Yesterday Roth Capital Partners issued a note stating that Huawei has pulled out of the U.S. inverter market, laying off all of its U.S. citizen staff and transferring non-citizen staff out of the United States. Roth additionally says that it believes that Huawei has laid off 80% of its Enterprise Business staff.
We were not able to confirm this news using other sources by press time, however Cormac Gilligan, research manager for solar and storage at IHS Markit, has noted that the LinkedIn profiles of most of the company’s U.S. staff indicate that they have left the company.
While Huawei is one of the largest global makers of inverters, the majority of its presence has been outside the United States. Figures from Wood Mackenzie Power & Renewables quoted by Greentech Media show Huawei as the world’s largest inverter maker with 22% of the global market in 2018, but only 4% of the U.S. market – although it has a larger share of the three-phase inverter market in the United States.
Regardless this will mean that Huawei will miss out on substantial opportunities.
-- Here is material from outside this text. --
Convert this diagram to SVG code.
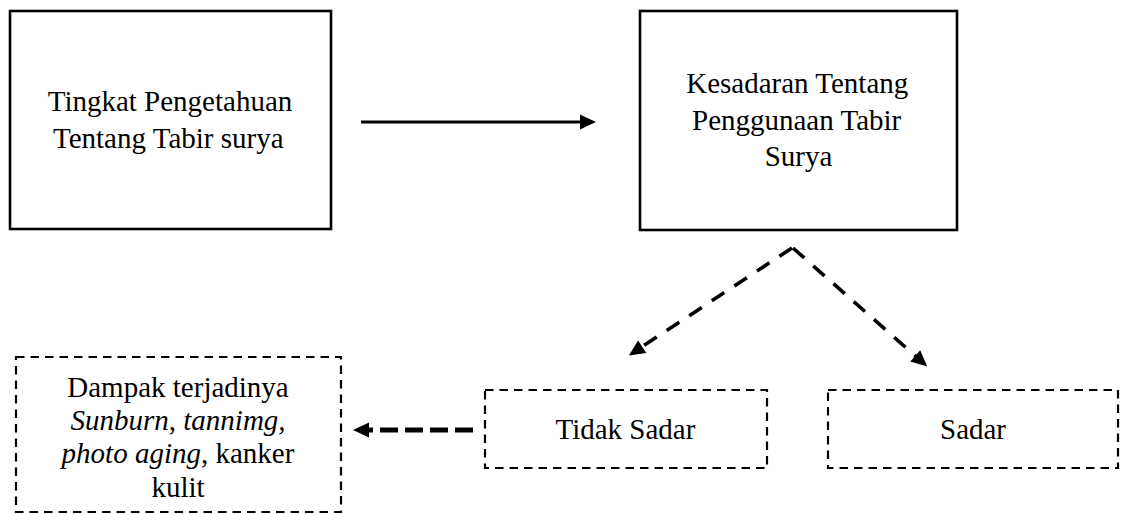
<svg xmlns="http://www.w3.org/2000/svg" width="1121" height="514" viewBox="0 0 1121 514">
<style>
.solid{fill:#fff;stroke:#000;stroke-width:2.6}
.dbox{fill:#fff;stroke:#000;stroke-width:2.2;stroke-dasharray:8.5 6}
.conn{fill:none;stroke:#000}
</style>
<defs>
<marker id="ah" markerUnits="userSpaceOnUse" markerWidth="20" markerHeight="20" refX="1" refY="0" orient="auto" overflow="visible">
<path d="M0,-7.5 L16,0 L0,7.5 z" fill="#000"/>
</marker>
</defs>
<g id="node-pengetahuan">
<rect class="solid" x="10" y="11" width="321" height="218"/>
<text x="47.7" y="111" style="font-family:'Liberation Serif';font-size:29px">Tingkat Pengetahuan</text>
<text x="53" y="148" style="font-family:'Liberation Serif';font-size:29px">Tentang Tabir surya</text>
</g>
<g id="node-kesadaran">
<rect class="solid" x="640" y="11" width="317" height="219"/>
<text x="686.2" y="93" style="font-family:'Liberation Serif';font-size:29px">Kesadaran Tentang</text>
<text x="692" y="130" style="font-family:'Liberation Serif';font-size:29px">Penggunaan Tabir</text>
<text x="764.7" y="166" style="font-family:'Liberation Serif';font-size:29px">Surya</text>
</g>
<g id="node-dampak">
<rect class="dbox" x="16" y="357" width="325" height="155"/>
<text x="67.3" y="397" style="font-family:'Liberation Serif';font-size:29px">Dampak terjadinya</text>
<text x="70.5" y="430" style="font-family:'Liberation Serif';font-size:29px"><tspan style="font-style:italic">Sunburn</tspan>, <tspan style="font-style:italic">tannimg,</tspan></text>
<text x="61.6" y="463" style="font-family:'Liberation Serif';font-size:29px"><tspan style="font-style:italic">photo aging</tspan>, kanker</text>
<text x="151.4" y="497" style="font-family:'Liberation Serif';font-size:29px">kulit</text>
</g>
<g id="node-tidak-sadar">
<rect class="dbox" x="485" y="390" width="282" height="78"/>
<text x="555.5" y="439" style="font-family:'Liberation Serif';font-size:29px">Tidak Sadar</text>
</g>
<g id="node-sadar">
<rect class="dbox" x="828" y="390" width="290" height="78"/>
<text x="940" y="439" style="font-family:'Liberation Serif';font-size:29px">Sadar</text>
</g>
<g id="connectors">
<line class="conn" x1="361" y1="122" x2="581" y2="122" stroke-width="3.2" marker-end="url(#ah)"/>
<line class="conn" x1="792" y1="248" x2="641.4" y2="347.2" stroke-width="3.6" stroke-dasharray="15 12" marker-end="url(#ah)"/>
<line class="conn" x1="793" y1="248" x2="916" y2="356.5" stroke-width="3.6" stroke-dasharray="15 12" marker-end="url(#ah)"/>
<line class="conn" x1="473" y1="430" x2="368" y2="430" stroke-width="5" stroke-dasharray="18 7" marker-end="url(#ah)"/>
</g>
</svg>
The U.S. utility-scale market is beginning to boom, particularly in Florida, Texas and the U.S. Midwest, with the scheduled drop-down of the U.S. Investment Tax Credit (ITC) pushing developers and off-takers to get projects online within the next few years.
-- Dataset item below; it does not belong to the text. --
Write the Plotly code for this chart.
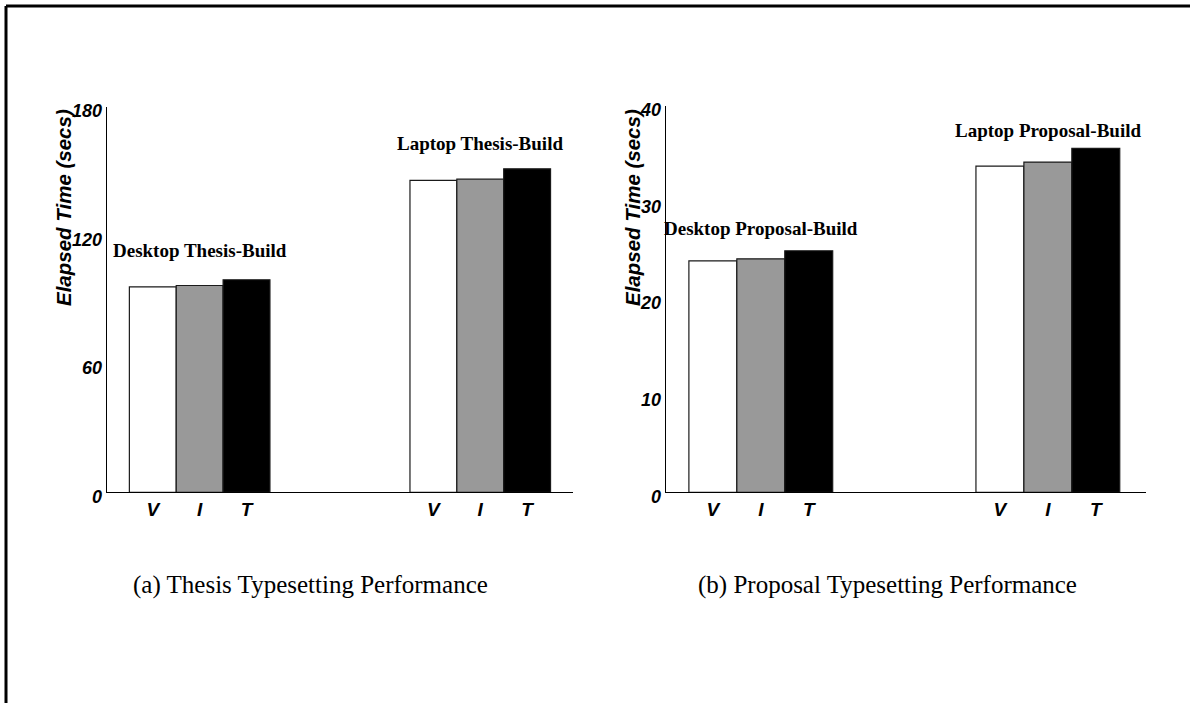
import plotly.graph_objects as go

W, H = 1190, 703

# ---- data ----
series = ["V", "I", "T"]
series_colors = ["#ffffff", "#999999", "#000000"]

thesis_groups = ["Desktop Thesis-Build", "Laptop Thesis-Build"]
thesis_V = [96.0, 145.7]
thesis_I = [96.6, 146.3]
thesis_T = [99.3, 151.1]

proposal_groups = ["Desktop Proposal-Build", "Laptop Proposal-Build"]
proposal_V = [23.97, 33.78]
proposal_I = [24.18, 34.19]
proposal_T = [25.01, 35.61]

thesis_ticks = [0, 60, 120, 180]
proposal_ticks = [0, 10, 20, 30, 40]

captions = ["(a) Thesis Typesetting Performance", "(b) Proposal Typesetting Performance"]
y_title = "Elapsed Time (secs)"

# ---- style ----
BAR_W = 0.167
SANS = "Liberation Sans, Arial, Helvetica, sans-serif"
SERIF = "Liberation Serif, Times New Roman, serif"


def px_x(p):
    return p / W


def px_y(p):
    return 1 - p / H


fig = go.Figure()

panels = [
    dict(xa="x", ya="y", groups=thesis_groups, vals=[thesis_V, thesis_I, thesis_T],
         ticks=thesis_ticks, ymax=180, xdom=(106.7, 573), ydom=(492.3, 107),
         xrange=(-0.3313, 1.3305), label_y=[250, 143.3], title_x=63),
    dict(xa="x2", ya="y2", groups=proposal_groups, vals=[proposal_V, proposal_I, proposal_T],
         ticks=proposal_ticks, ymax=40, xdom=(665.7, 1145.6), ydom=(492.3, 106),
         xrange=(-0.3313, 1.3405), label_y=[228.3, 130], title_x=632),
]

for i, p in enumerate(panels):
    n = len(p["groups"])
    tickvals, ticktext = [], []
    for j, (s, col, v) in enumerate(zip(series, series_colors, p["vals"])):
        off = (j - 1) * BAR_W
        xs = [g + off for g in range(n)]
        tickvals += xs
        ticktext += [s] * n
        fig.add_trace(go.Bar(
            x=xs, y=v, width=BAR_W, name=s, showlegend=False,
            marker=dict(color=col, line=dict(color="#1a1a1a", width=1.2)),
            xaxis=p["xa"], yaxis=p["ya"],
        ))
    suffix = "" if i == 0 else "2"
    fig.update_layout(**{
        "xaxis" + suffix: dict(
            domain=[px_x(p["xdom"][0]), px_x(p["xdom"][1])],
            range=list(p["xrange"]), anchor="y" + suffix,
            tickvals=tickvals, ticktext=ticktext, ticks="", automargin=False,
            showgrid=False, zeroline=False, showline=True, linecolor="black", linewidth=1.3,
            tickfont=dict(family=SANS, size=19, color="black", style="italic", weight="bold"),
        ),
        "yaxis" + suffix: dict(
            domain=[px_y(p["ydom"][0]), px_y(p["ydom"][1])],
            range=[0, p["ymax"]], anchor="x" + suffix,
            tickvals=p["ticks"], ticks="", ticklabelshift=4, ticklabelstandoff=0, automargin=False,
            showgrid=False, zeroline=False, showline=True, linecolor="black", linewidth=1.3,
            tickfont=dict(family=SANS, size=18, color="black", style="italic", weight="bold"),
        ),
    })
    # group labels
    for g, (name, ly) in enumerate(zip(p["groups"], p["label_y"])):
        fig.add_annotation(
            x=g, y=px_y(ly), xref=p["xa"], yref="paper", text="<b>%s</b>" % name,
            showarrow=False, xanchor="center", yanchor="middle",
            font=dict(family=SERIF, size=19, color="black"),
        )
    # axis title (rotated)
    fig.add_annotation(
        x=px_x(p["title_x"]), y=px_y(208), xref="paper", yref="paper",
        text="<b><i>%s</i></b>" % y_title, textangle=-90, showarrow=False,
        xanchor="center", yanchor="middle",
        font=dict(family=SANS, size=20.5, color="black"),
    )

caption_x = [310, 887]
for cx, cap in zip(caption_x, captions):
    fig.add_annotation(
        x=px_x(cx), y=px_y(585), xref="paper", yref="paper", text=cap,
        showarrow=False, xanchor="center", yanchor="middle",
        font=dict(family=SERIF, size=25, color="black"),
    )

# page frame (top and left edges)
fig.add_shape(type="line", xref="paper", yref="paper",
              x0=px_x(6), y0=px_y(6), x1=1, y1=px_y(6), line=dict(color="black", width=3))
fig.add_shape(type="line", xref="paper", yref="paper",
              x0=px_x(6), y0=px_y(6), x1=px_x(6), y1=0, line=dict(color="black", width=3))

fig.update_layout(
    width=W, height=H, margin=dict(l=0, r=0, t=0, b=0, pad=0, autoexpand=False),
    paper_bgcolor="white", plot_bgcolor="white", barmode="overlay",
    showlegend=False,
)

fig.write_html(
    "out.html",
    config={"displayModeBar": False},
    post_script=(
        "document.documentElement.style.margin='0';"
        "document.documentElement.style.overflow='hidden';"
        "document.body.style.margin='0';document.body.style.overflow='hidden';"
    ),
)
Roth Capital states that Huawei’s departure will be a positive for SolarEdge, and this could also open space for Sungrow, SMA and other companies which it competes with in the commercial and utility-scale markets.
However, it is unlikely that this will be the last of the trade war between the United States and China, with tariffs pending on both lithium-ion batteries and chemicals for producing these batteries – to add to the tariffs on solar cells and modules, inverters and components made in China.